The second metaphor is that of a judge. When someone has wronged us, we are in a position of power over them, as we have the power to punish them, or make them pay back their debt. We see examples of this in the Old Testament style of justice. Examples of this include vengeance, like ‘an eye for an eye’, which aims to equalize the parties involved, to make the wrongdoer suffer in the way the victim suffered. After all, isn’t this the only way to equalize a situation in which there has been wrongdoing?

It may seem like a good idea, until we consider that there is another way – the way Jesus showed us to respond to wrongdoing through forgiveness. There is no less justice in forgiveness, even though it is not punitive. Because he is in the position of authority, and because we have wronged Him, He gets to choose what is a fair punishment for us. Unlike us, Jesus is a perfectly just and fair judge, and has decided that He will be merciful and compassionate towards our wrongdoing.

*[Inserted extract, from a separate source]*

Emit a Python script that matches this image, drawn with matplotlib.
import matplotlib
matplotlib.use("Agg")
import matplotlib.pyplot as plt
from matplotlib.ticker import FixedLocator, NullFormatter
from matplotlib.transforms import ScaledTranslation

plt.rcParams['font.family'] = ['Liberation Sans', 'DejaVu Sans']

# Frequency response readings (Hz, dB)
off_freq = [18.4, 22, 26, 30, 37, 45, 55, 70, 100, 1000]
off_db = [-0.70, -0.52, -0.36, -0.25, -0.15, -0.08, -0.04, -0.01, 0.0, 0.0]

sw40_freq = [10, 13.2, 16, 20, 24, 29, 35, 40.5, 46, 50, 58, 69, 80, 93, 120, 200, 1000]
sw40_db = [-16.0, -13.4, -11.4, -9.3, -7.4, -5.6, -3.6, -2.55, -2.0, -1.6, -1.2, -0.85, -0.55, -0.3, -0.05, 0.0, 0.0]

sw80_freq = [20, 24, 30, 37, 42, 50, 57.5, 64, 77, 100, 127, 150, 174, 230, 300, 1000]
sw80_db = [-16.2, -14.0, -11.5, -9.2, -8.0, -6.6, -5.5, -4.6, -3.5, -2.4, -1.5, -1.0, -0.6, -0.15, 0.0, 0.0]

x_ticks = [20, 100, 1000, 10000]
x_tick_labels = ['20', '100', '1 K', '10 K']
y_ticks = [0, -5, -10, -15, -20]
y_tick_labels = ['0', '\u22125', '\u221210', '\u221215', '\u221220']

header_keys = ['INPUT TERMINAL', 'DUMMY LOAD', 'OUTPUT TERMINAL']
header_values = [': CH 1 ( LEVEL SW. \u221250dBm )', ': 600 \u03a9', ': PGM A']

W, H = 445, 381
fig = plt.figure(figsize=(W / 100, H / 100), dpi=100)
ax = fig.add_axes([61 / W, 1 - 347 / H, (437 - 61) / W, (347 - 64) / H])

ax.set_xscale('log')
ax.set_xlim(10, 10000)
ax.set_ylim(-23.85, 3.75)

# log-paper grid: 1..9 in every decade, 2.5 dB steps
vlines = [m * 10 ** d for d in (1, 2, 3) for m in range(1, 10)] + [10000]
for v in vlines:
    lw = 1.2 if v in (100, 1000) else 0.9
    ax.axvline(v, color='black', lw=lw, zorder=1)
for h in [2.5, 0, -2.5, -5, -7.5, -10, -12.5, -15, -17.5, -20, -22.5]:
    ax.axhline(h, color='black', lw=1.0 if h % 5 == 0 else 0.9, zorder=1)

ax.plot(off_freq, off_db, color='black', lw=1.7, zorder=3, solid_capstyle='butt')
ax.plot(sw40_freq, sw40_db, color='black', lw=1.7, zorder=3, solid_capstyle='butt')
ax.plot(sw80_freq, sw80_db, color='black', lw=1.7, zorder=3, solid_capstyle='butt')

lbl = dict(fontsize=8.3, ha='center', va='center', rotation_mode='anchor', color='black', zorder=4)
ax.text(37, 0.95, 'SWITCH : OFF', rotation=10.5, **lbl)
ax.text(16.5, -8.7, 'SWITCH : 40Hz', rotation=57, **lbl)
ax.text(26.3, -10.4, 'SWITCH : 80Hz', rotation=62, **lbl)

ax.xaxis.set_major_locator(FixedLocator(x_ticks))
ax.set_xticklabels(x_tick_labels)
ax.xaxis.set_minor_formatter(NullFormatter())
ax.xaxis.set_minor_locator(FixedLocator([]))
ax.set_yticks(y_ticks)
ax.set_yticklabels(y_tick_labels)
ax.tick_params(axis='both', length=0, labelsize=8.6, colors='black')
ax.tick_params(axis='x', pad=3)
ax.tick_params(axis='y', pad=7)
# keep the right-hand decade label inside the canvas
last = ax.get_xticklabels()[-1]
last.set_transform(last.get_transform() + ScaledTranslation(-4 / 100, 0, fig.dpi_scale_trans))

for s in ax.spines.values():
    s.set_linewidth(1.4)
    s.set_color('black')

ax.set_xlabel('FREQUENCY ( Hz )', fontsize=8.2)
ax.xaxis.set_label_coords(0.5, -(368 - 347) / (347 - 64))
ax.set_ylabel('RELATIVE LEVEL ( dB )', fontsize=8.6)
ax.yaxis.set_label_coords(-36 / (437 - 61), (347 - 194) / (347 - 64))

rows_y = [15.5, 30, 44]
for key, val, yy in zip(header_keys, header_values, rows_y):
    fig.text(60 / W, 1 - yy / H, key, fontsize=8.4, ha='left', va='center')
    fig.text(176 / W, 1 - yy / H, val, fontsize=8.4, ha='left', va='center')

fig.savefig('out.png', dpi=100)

As victims, because we are in a position of power over the wrongdoer, we also have the opportunity to be merciful and compassionate. Instead of inflicting punishment to even the score, we can wipe their record clean. It is difficult, when using this analogy, to remember that justice may not always fit with our logic. When a judge pronounces a sentence, whether it’s logical or not in our limited human concept of justice, it is still justice since the pronouncement came from the jurist’s bench.

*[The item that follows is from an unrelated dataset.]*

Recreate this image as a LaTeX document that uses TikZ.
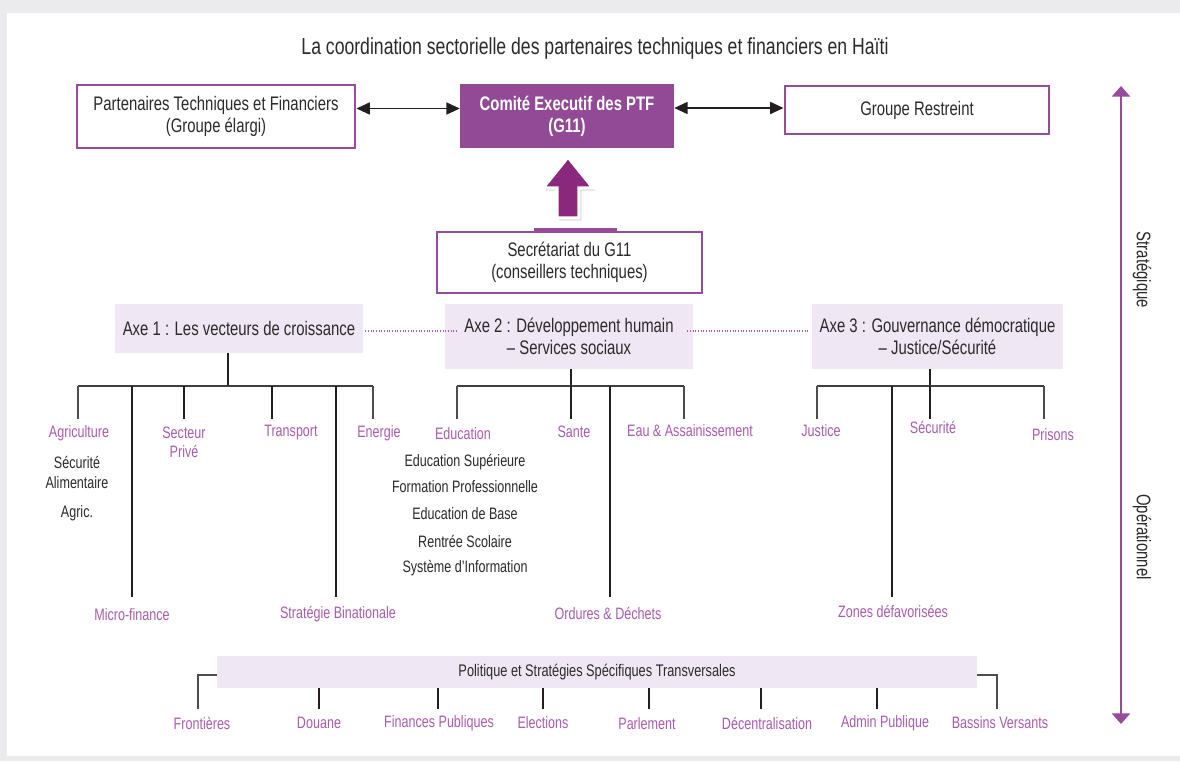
\documentclass[tikz,border=0pt]{standalone}
\usepackage{fontspec}
\setmainfont{Liberation Sans}[FakeStretch=0.76]
\usetikzlibrary{arrows.meta,shadows,calc}
\definecolor{bgr}{HTML}{EBEBEE}
\definecolor{pbord}{HTML}{964B9B}
\definecolor{pfill}{HTML}{924A97}
\definecolor{plab}{HTML}{A95CAD}
\definecolor{parrow}{HTML}{8A287D}
\definecolor{lav}{HTML}{EFE7F3}
\definecolor{dtext}{HTML}{2B2B2B}
\definecolor{lblack}{HTML}{231F20}
\definecolor{lgray}{HTML}{4D4D4D}
\newcommand\myTitle{\fontsize{17.4}{20}\selectfont}
\newcommand\myBig{\fontsize{14.7}{16.5}\selectfont}
\newcommand\mySmall{\fontsize{12.4}{14.3}\selectfont}
\tikzset{
  pbox/.style={draw=pbord, line width=2.2pt, fill=white, text=dtext, align=center, font=\myBig, inner sep=0pt},
  cbox/.style={fill=pfill, text=white, align=center, font=\myBig\bfseries, inner sep=0pt},
  lavbox/.style={fill=lav, text=dtext, align=center, font=\myBig, inner sep=0pt},
  leaf/.style={text=plab, font=\mySmall, align=center, inner sep=0pt},
  subl/.style={text=dtext, font=\mySmall, align=center, inner sep=0pt},
  thk/.style={draw=lblack, line width=1.8pt},
  thn/.style={draw=lgray, line width=1.1pt},
  barl/.style={draw=lgray!80!black, line width=1.2pt},
  dotl/.style={draw=plab, line width=1pt, dash pattern=on 0.9pt off 1.1pt},
  harrow/.style={draw=lblack, line width=1.2pt, {Triangle[length=10pt,width=9pt]}-{Triangle[length=10pt,width=9pt]}},
}
\begin{document}
\begin{tikzpicture}[x=0.75pt,y=-0.75pt]
\fill[bgr] (0,0) rectangle (1180,761);
\fill[white] (7,13) rectangle (1180,756);
\useasboundingbox (0,0) rectangle (1180,761);

% title
\node[text=dtext, font=\myTitle, inner sep=0pt] (title) at (595,48) {La coordination sectorielle des partenaires techniques et financiers en Haïti};

% top row
\node[pbox, minimum width=208.5pt, minimum height=47.25pt] (ptf) at (216,116.5) {Partenaires Techniques et Financiers\\(Groupe élargi)};
\node[cbox, minimum width=160.5pt, minimum height=48pt] (com) at (567,116) {Comité Executif des PTF\\(G11)};
\node[pbox, minimum width=198pt, minimum height=36pt] (gr) at (917,110) {Groupe Restreint};
\coordinate (a1) at ([yshift=6pt]ptf.east);
\coordinate (a2) at ([yshift=6pt]com.east);
\draw[harrow] (a1) -- (a1 -| com.west);
\draw[harrow] (a2) -- (a2 -| gr.west);

% secretariat
\node[pbox, minimum width=198.75pt, minimum height=45.75pt] (sec) at (569.5,262.5) {Secrétariat du G11\\(conseillers techniques)};
\draw[pbord, line width=3.4pt] ([xshift=-26.6pt]sec.north) -- ([xshift=35.6pt]sec.north);

% big arrow
\path[draw=white, line width=2.4pt, fill=parrow, line join=miter,
  drop shadow={opacity=0.45, shadow xshift=1.8pt, shadow yshift=-1.8pt}]
  (568,157) -- (593,188) -- (579,188) -- (579,218) -- (557,218) -- (557,188) -- (543,188) -- cycle;

% axes
\node[lavbox, minimum width=186pt, minimum height=36.75pt] (axe1) at (239,328.5) {Axe 1 : Les vecteurs de croissance};
\node[lavbox, minimum width=186pt, minimum height=48.75pt] (axe2) at (569,336.5) {Axe 2 : Développement humain\\– Services sociaux};
\node[lavbox, minimum width=188.25pt, minimum height=48.75pt] (axe3) at (937.5,336.5) {Axe 3 : Gouvernance démocratique\\– Justice/Sécurité};
\draw[dotl] ([xshift=1.5pt,yshift=-1.9pt]axe1.east) -- ([xshift=9pt,yshift=4.1pt]axe2.west);
\draw[dotl] ([xshift=-4.5pt,yshift=4.1pt]axe2.east) -- ([xshift=-2.2pt,yshift=4.1pt]axe3.west);

% ---- tree axe 1
\coordinate (b1) at (228,386);
\draw[thk] ([xshift=-8.25pt]axe1.south) -- (b1);
\coordinate (b1l) at (78,386);
\coordinate (b1r) at (373,386);
\draw[barl] (b1l) -- (b1r);
\coordinate (dagr) at (78,419);
\coordinate (dmf) at (132,597);
\coordinate (dsp) at (184,419);
\coordinate (dtr) at (272,419);
\coordinate (dsb) at (336,597);
\coordinate (den) at (373,419);
\draw[thn] (b1l) -- (dagr);
\draw[thn] (b1r) -- (den);
\draw[thk] (dmf |- b1) -- (dmf);
\draw[thk] (dsp |- b1) -- (dsp);
\draw[thk] (dtr |- b1) -- (dtr);
\draw[thk] (dsb |- b1) -- (dsb);

\node[leaf] (agr) at (79,433) {Agriculture};
\node[subl] (seca) at (77,462) {Sécurité};
\node[subl] (alim) at (77,483) {Alimentaire};
\node[subl] (agric) at (77,513) {Agric.};
\node[leaf] (secp) at (184,442.5) {Secteur\\Privé};
\node[leaf] (trans) at (291,433) {Transport};
\node[leaf] (ener) at (379,433) {Energie};
\node[leaf] (mf) at (132,615) {Micro-finance};
\node[leaf] (sbin) at (338,614) {Stratégie Binationale};

% ---- tree axe 2
\coordinate (b2) at (571,386);
\draw[thk] (axe2.south -| b2) -- (b2);
\coordinate (b2l) at (457,386);
\coordinate (b2r) at (684,386);
\draw[barl] (b2l) -- (b2r);
\coordinate (ded) at (457,419);
\coordinate (dsa) at (571,419);
\coordinate (dor) at (610,597);
\coordinate (dea) at (684,419);
\draw[thn] (b2l) -- (ded);
\draw[thn] (b2r) -- (dea);
\draw[thk] (b2) -- (dsa);
\draw[thk] (dor |- b2) -- (dor);

\node[leaf] (edu) at (463,434) {Education};
\node[leaf] (sante) at (574,432) {Sante};
\node[leaf] (eau) at (690,431) {Eau \& Assainissement};
\node[subl] (es) at (465,462) {Education Supérieure};
\node[subl] (fp) at (465,487) {Formation Professionnelle};
\node[subl] (eb) at (465,514) {Education de Base};
\node[subl] (rs) at (465,541) {Rentrée Scolaire};
\node[subl] (si) at (465,568) {Système d’Information};
\node[leaf] (ord) at (608,613) {Ordures \& Déchets};

% ---- tree axe 3
\coordinate (b3) at (930,386);
\draw[thk] (axe3.south -| b3) -- (b3);
\coordinate (b3l) at (817,386);
\coordinate (b3r) at (1044,386);
\draw[barl] (b3l) -- (b3r);
\coordinate (dju) at (817,419);
\coordinate (dzo) at (892,597);
\coordinate (dse) at (930,419);
\coordinate (dpr) at (1044,419);
\draw[thn] (b3l) -- (dju);
\draw[thn] (b3r) -- (dpr);
\draw[thk] (b3) -- (dse);
\draw[thk] (dzo |- b3) -- (dzo);

\node[leaf] (jus) at (821,431) {Justice};
\node[leaf] (secu) at (933,427) {Sécurité};
\node[leaf] (pris) at (1053,435) {Prisons};
\node[leaf] (zones) at (893,611) {Zones défavorisées};

% ---- bottom
\node[lavbox, font=\fontsize{12.6}{14}\selectfont, minimum width=570pt, minimum height=24pt] (pol) at (597,672) {Politique et Stratégies Spécifiques Transversales};
\coordinate (pl) at ([yshift=-2.25pt]pol.west);
\coordinate (pr) at ([yshift=-2.25pt]pol.east);
\coordinate (fl) at (198,709);
\coordinate (fr) at (997,709);
\draw[thn] (pl) -| (fl);
\draw[thn] (pr) -| (fr);
\foreach \n/\x in {dd/319, dfp/438, del/543, dpa/649, dde/761, dad/877}{
  \coordinate (\n) at (\x,709);
  \draw[thk] (\n |- pol.south) -- (\n);
}
\node[leaf] (front) at (202,723) {Frontières};
\node[leaf] (douane) at (319,723) {Douane};
\node[leaf] (finp) at (439,723) {Finances Publiques};
\node[leaf] (elec) at (543,723) {Elections};
\node[leaf] (parl) at (647,724) {Parlement};
\node[leaf] (decen) at (767,723) {Décentralisation};
\node[leaf] (admin) at (885,723) {Admin Publique};
\node[leaf] (bass) at (1000,723) {Bassins Versants};

% ---- right axis
\coordinate (axT) at (1121,86);
\coordinate (axB) at (1121,724);
\draw[draw=pbord, line width=2.2pt, {Triangle[length=8pt,width=13.5pt]}-{Triangle[length=8pt,width=13.5pt]}] (axT) -- (axB);
\node[text=dtext, font=\myBig, rotate=-90, inner sep=0pt] (strat) at (1142,270) {Stratégique};
\node[text=dtext, font=\myBig, rotate=-90, inner sep=0pt] (oper) at (1142,537) {Opérationnel};
\end{tikzpicture}
\end{document}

We all regularly practice forgiveness, and this demonstrates that we know how to do it. When someone accidentally steps on our toe or spills water on us and apologizes, we can say ‘not a problem, it’s fine’. We do this while rubbing our sore toe, and cleaning up the water, and move on with the rest of our day. We don’t spend time looking for the perfect opportunity to step on his or her toe, or humiliate the person by telling everybody at the office how clumsy he or she is. In that moment, we ‘did’ forgiveness. Forgiveness is much more challenging when the hurt was on purpose, or the harm more significant. It seems then, much more difficult to ‘accept and let go’, and ‘move on’. But, the ‘how’ of forgiveness is essentially the same. This doesn’t mean that it is easy to ‘accept’ and ‘move on’ but the internal attitude and action needs to be the same. Kidd’s quote, after all, reminds us that true forgiveness can be painful, and more like a process. This is especially true when our wounds are deep, and the wrongs were so pervasive that they have shaped our identity, and the way we live in this world.

We don’t have to forgive. But we do have a choice to make when we have been wronged. We can choose to remain angry at the person who hurt us, or we can choose to cancel their debt to us. This doesn’t mean that we don’t hurt any more, or feel the weight of the debt; it means that we make a choice to release them from paying the debt back, because they will never be able to do so. It is not an easy choice, but forgiveness is the only path that leads to peace. It may seem like a path that is murky and unclear at first, but in time, commitment, and anchoring ourselves in the grace and mercy of Christ, we can continue to walk towards forgiveness.

No one was able to capture the oppression of African American people better than Martin Luther King Jr. And yet, in being able to understand experientially and intellectually that struggle, he chose to lead people in a non-violent movement, with forgiveness at its heart. He urged people to “develop and maintain the capacity to forgive” as being “devoid of the power to forgive [means being] devoid of the power to love”. In this statement, King captures a kind of love that we can only really understand when we look at Christ’s work for us on the cross. In knowing Christ, and His great love for us, we can then forgive others, as we have been forgiven.